The Securities Industry and Financial Markets Association (SIFMA) has issued a statement regarding the Obama Administration’s regulatory reform proposal:
“The financial turmoil of the last year revealed deep and serious flaws in our regulatory system,” says SIFMA President and CEO Timothy Ryan. “The financial services industry believes it is critical to our nation’s economy that we work with policymakers in Washington to enact comprehensive reform this year to improve the accountability, transparency, investor protection and oversight of financial markets.
“With their proposals today, the Administration has moved this critical debate from broad discussion to specific action – this is an important step forward,” Ryan says. “We have a once-in-a-generation opportunity to rebuild our regulatory structure so that our financial system is more stable, more resilient and better underpins a dynamic US economy. The public expects no less. SIFMA looks forward to working with the Administration and Congress to complete important reforms over the next several months.”
SIFMA has previously outlined a number of elements that are critical to a new regulatory structure.

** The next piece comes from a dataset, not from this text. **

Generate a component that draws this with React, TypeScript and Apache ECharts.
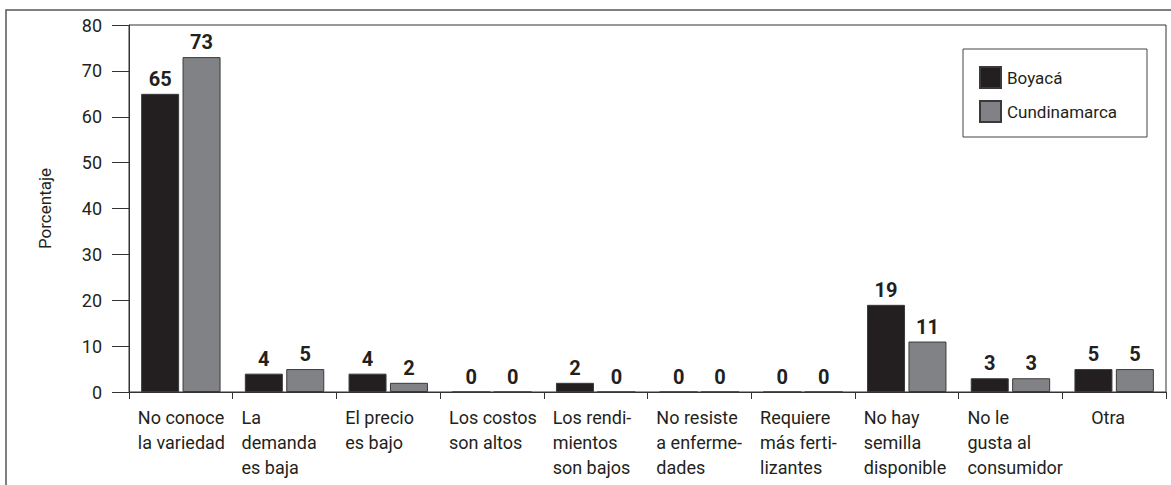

These include:
- The creation of a single financial stability supervisor, with oversight authority to make uniform rules for all financial institutions and markets to the extent necessary to reduce systemic risk and with exclusive consolidated supervisory authority over systemically important financial groups;
- The expansion of resolution authority to non-bank financial institutions so to wind-down those institutions that pose a systemic risk to the economy;
- The industry seeks a return to the basics and is making smart reforms to industry practices is areas such as securitization, tightening underwriting practices and increasing transparency to protect investors;
- New policies that bring greater regulatory transparency to the derivatives markets, while ensuring that derivatives continue to be widely available to serve their critical role of increasing credit availability to borrowers; and
- Guidelines for Compensation developed by the industry to better align long-term performance and effective risk management, because compensation should be aligned with the best interests of shareholders, the financial system and the economy.
For its part, FINRA – the Financial Industry Regulatory Authority – has expressed its views on the reform proposals, as outlined by FINRA Chairman and CEO Rick Ketchum at a luncheon in Washington, D.C. on June 17.
“The Obama administration has identified a number of key priorities, which include controlling systemic risks, tightening regulation of non-bank activities, enhancing protections for consumers, establishing a resolution mechanism for the resolution of systemically important financial holding companies, and improving regulation throughout the world,” Ketchum says.